Thesis (Ph. D.)--University of Rochester. Department of Electrical Engineering, 2019.
The existence of networks is ubiquitous in natural as well as man-made systems.
Identifying the underlying network structure of components of a complex system, especially
from simultaneously observed signals, is an actively growing area of research.
One of the biggest challenges encountered with network modeling from time-series
data is that we rarely know the underlying network structure governing interactions
amongst the signals. Thus, the task to be accomplished for such problems is that the
network modeling technique should be well-equipped to characterize different types
of interactions. Interactions (i) may be casual in nature, (ii) may have nonlinear
dependencies, (iii) may take place with different components interacting directly or
indirectly with others (iv) may be part of a large or small system. Hence, network
modeling approaches should be formulated keeping these different characteristics of
interaction in mind. To this end, this work presents three approaches that can detect
causal relationships, in systems regardless of size. These approaches are first tested
and validated on various simulations with a known underlying network structure of
interactions. Subsequently, they are evaluated on real brain activity data recorded
using functional magnetic resonance imaging (fMRI).

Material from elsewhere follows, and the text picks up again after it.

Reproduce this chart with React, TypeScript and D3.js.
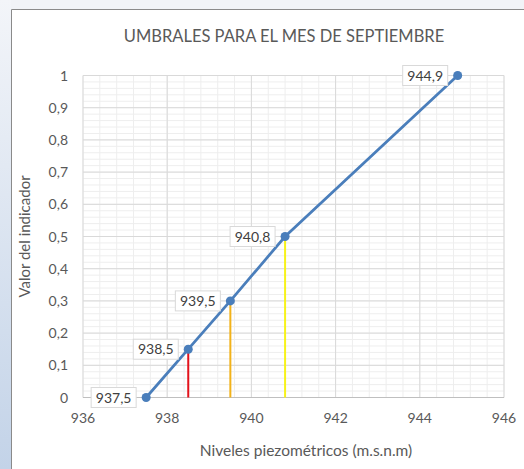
import React from "react";
import * as d3 from "d3";

const levels = [937.5, 938.5, 939.5, 940.8, 944.9];
const indicator = [0, 0.15, 0.3, 0.5, 1];
const pointLabels = ["937,5", "938,5", "939,5", "940,8", "944,9"];
const thresholdLevels = [938.5, 939.5, 940.8];
const thresholdValues = [0.15, 0.3, 0.5];
const thresholdColors = ["#e3121b", "#f2b21a", "#f7f21a"];
const xTicks = [936, 938, 940, 942, 944, 946];
const yTicks = [0, 0.1, 0.2, 0.3, 0.4, 0.5, 0.6, 0.7, 0.8, 0.9, 1];

const W = 524;
const H = 469;
const FONT = "Lato, 'Open Sans', sans-serif";

export default function App() {
  const x = d3.scaleLinear().domain([936, 946]).range([83, 504]);
  const y = d3.scaleLinear().domain([0, 1]).range([397.5, 75.5]);
  const minorX = d3.range(936, 946.001, 0.4);
  const minorY = d3.range(0, 1.0001, 0.02);
  const fmt = (v: number) => (v === 0 || v === 1 ? String(v) : d3.format(".1f")(v).replace(".", ","));
  const line = d3
    .line<number>()
    .x((_, i) => x(levels[i]))
    .y((d) => y(d));

  return (
    <div style={{ position: "absolute", left: 0, top: 0 }}>
      <svg width={W} height={H} style={{ display: "block" }}>
        <defs>
          <linearGradient id="side" x1="0" y1="0" x2="0" y2="1">
            <stop offset="0" stopColor="#f3f5f9" />
            <stop offset="1" stopColor="#c3d3e8" />
          </linearGradient>
        </defs>
        <rect x={0} y={0} width={W} height={H} fill="#ffffff" />
        <rect x={0} y={0} width={W} height={9} fill="#f1f3f7" />
        <rect x={0} y={0} width={11} height={H} fill="url(#side)" />
        <line x1={11.5} y1={9.5} x2={W} y2={9.5} stroke="#8a8a8a" />
        <line x1={11.5} y1={9.5} x2={11.5} y2={H} stroke="#8a8a8a" />

        {/* minor grid */}
        {minorX.map((v, i) => (
          <line key={"mx" + i} x1={x(v)} x2={x(v)} y1={y(0)} y2={y(1)} stroke="#eeeeee" />
        ))}
        {minorY.map((v, i) => (
          <line key={"my" + i} x1={x(936)} x2={x(946)} y1={y(v)} y2={y(v)} stroke="#eeeeee" />
        ))}
        {/* major grid */}
        {xTicks.map((v) => (
          <line key={"gx" + v} x1={x(v)} x2={x(v)} y1={y(0)} y2={y(1)} stroke="#d9d9d9" />
        ))}
        {yTicks.map((v) => (
          <line key={"gy" + v} x1={x(936)} x2={x(946)} y1={y(v)} y2={y(v)} stroke="#d9d9d9" />
        ))}
        <line x1={x(936)} x2={x(946)} y1={y(0)} y2={y(0)} stroke="#bfbfbf" />

        {/* tick labels */}
        {yTicks.map((v) => (
          <text key={"ty" + v} x={68} y={y(v) + 5} textAnchor="end" fontFamily={FONT} fontSize={14} fill="#595959">
            {fmt(v)}
          </text>
        ))}
        {xTicks.map((v) => (
          <text key={"tx" + v} x={x(v)} y={423} textAnchor="middle" fontFamily={FONT} fontSize={14} fill="#595959">
            {v}
          </text>
        ))}

        {/* threshold lines */}
        {thresholdLevels.map((v, i) => (
          <line
            key={"th" + i}
            x1={x(v)}
            x2={x(v)}
            y1={y(0)}
            y2={y(thresholdValues[i])}
            stroke={thresholdColors[i]}
            strokeWidth={2}
          />
        ))}

        {/* series */}
        <path d={line(indicator) || ""} fill="none" stroke="#4a7ebb" strokeWidth={2.75} />
        {indicator.map((v, i) => (
          <circle key={"pt" + i} cx={x(levels[i])} cy={y(v)} r={4.5} fill="#4a7ebb" />
        ))}

        {/* data labels */}
        {indicator.map((v, i) => {
          const bx = x(levels[i]) - 10 - 45;
          const by = y(v) - 10;
          return (
            <g key={"lb" + i}>
              <rect x={bx} y={by} width={45} height={20} fill="#ffffff" stroke="#d9d9d9" />
              <text x={bx + 22.5} y={by + 15} textAnchor="middle" fontFamily={FONT} fontSize={14} fill="#404040">
                {pointLabels[i]}
              </text>
            </g>
          );
        })}

        {/* titles */}
        <text x={284} y={42} textAnchor="middle" fontFamily={FONT} fontSize={16.5} fill="#595959">
          UMBRALES PARA EL MES DE SEPTIEMBRE
        </text>
        <text x={306} y={456} textAnchor="middle" fontFamily={FONT} fontSize={15.5} fill="#595959">
          Niveles piezométricos (m.s.n.m)
        </text>
        <text
          transform={`translate(30, ${(y(0) + y(1)) / 2}) rotate(-90)`}
          textAnchor="middle"
          fontFamily={FONT}
          fontSize={15}
          fill="#595959"
        >
          Valor del indicador
        </text>
      </svg>
    </div>
  );
}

Studies on how the brain is connected and how different regions communicate is
a growing and evolving field, as improvements in fMRI technology call for improved
analysis techniques. One of the three investigated approaches that is nonlinear uses
local models to extract the underlying network structure from fMRI data for both
simulated and real data. Such an approach uses state space reconstruction to estimate
causality. We also develop two extensions to Granger causality analysis that can
determine network graphs for large systems. These approaches are not susceptible to
falsely capturing indirect connections since they are multivariate. We first develop
a linear multivariate Granger causality analysis approach called large-scale Granger
causality (lsGC). Subsequently, we develop large-scale nonlinear Granger causality
(lsNGC), which is an extension of lsGC as it accounts for nonlinear dependencies.
Methods currently adopted in fMRI literature are either too simplistic and unable
to capture the various types of interactions or are too complex and cannot be extended
to large systems. With the aforementioned approaches, we demonstrate that
the three investigated network modeling techniques can characterize complex interactions
without being severely impacted by network size and limited observations.
These methods can potentially replace traditional correlation-based approaches used
to estimate the network structure in fMRI. Additionally, they can also be used to aid
model-driven approaches that require a pre-specified network structure. Furthermore,
the promising results on experimental fMRI data suggest that these approaches may
aid in identifying imaging-derived biomarkers that can assist clinicians in monitoring
disease progression and response to therapeutic intervention for patients with a wide
range of neurological and psychiatric disorders.